If you have a plan it allows you to move quickly, therefore preventing more damage and loss from occurring. If you want to stop money being taken from an account, you may need freezing injunctions to stop the flow of the money. If it’s an insider threat and an employee who’s trying to sell your data on the dark web, you may need an injunction to stop them. If an incident occurs, do not wait, act quickly!
5. Bring the experts in
Again, this isn’t just a legal, or cyber matter, so the legal team will bring in the experts for specific incidents, like a cyber security expert if there has been a cyber breach. The legal team will bring in the PR and communications company to deal with the internal and external communications. You need to have the right team of people who know what they are doing. You may even need a team of forensic accountants, once you get an idea of where the threat has come from, you might need to bring in asset tracers to find what who they are and where they are. They can find out whether they have money or if they’ve moving it and detect suspicious activity. All of these experts are there to help you deal with this crisis, and potentially give evidence in court later down the line, therefore they need to be credible.
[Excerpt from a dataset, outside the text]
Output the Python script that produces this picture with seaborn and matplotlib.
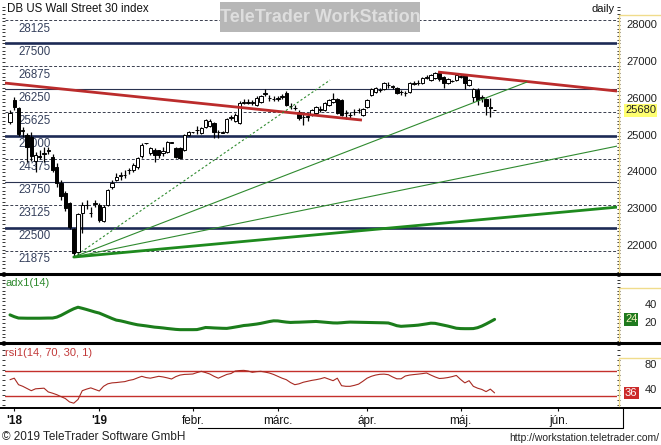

6. Reputational damage affects the profit of your business
Reputational damage sounds very high level, but actually, reputational damage is bottom line. Reputational damage affects the profit of a business because you may not even have a business after the result of reputational damage. That’s why reputation is so valuable and important to your business. What communication allows you to do, is manage that reputational risk and damage, and overall, build and maintain trust. Building that trust is what is going to help you deal and respond to this crisis.
7. Own the crisis
The first thing to do in any crisis is to take ownership. This can be challenging and can feel difficult, because if you’ve been the subject of a malicious cyber-attack it might not feel like your fault. However, there are very few quicker ways to erode trust in you and your business than not taking responsibility. From a communication perspective we use the three A’s:
You need to begin by acknowledging that the crisis has happened/is happening. This begins the whole communication process, because you’re letting people know that there’s something not right.
Accept responsibility. This can be difficult to do, especially if your business has suffered an attack, you might not feel like it’s actually your fault. Accepting that responsibility is the first step of building trust.
There are very few things more disarming and which can diffuse situations than a genuine apology. It isn’t the only thing, but by saying sorry early and categorically, you show that you care and that you want to fix the issue. This can be a simple email that goes out to all of your customers, acknowledging, accepting and apologising for mistake. Saying sorry goes a long way.
You can read more about this in our previous blog post “How to respond to a PR crisis”.
8. Have a plan
The final thing, and you could probably start with this, is to have a plan. If something goes wrong, how are you going to handle it? This plan is going to cover more than just security and crisis communications, but in order to stop us from panicking and getting things wrong in the first instance, having a plan and direction for our security, legal obligations and communications will enable us to make sure we cover everything off.
The key thing to remember in any cyber crisis is that you need to cover all three elements, cyber security, legal and communications. If you only deal with one aspect, it’s only going to solve one part of the problem. That will not help you survive a crisis and it will not prevent a crisis hitting your business.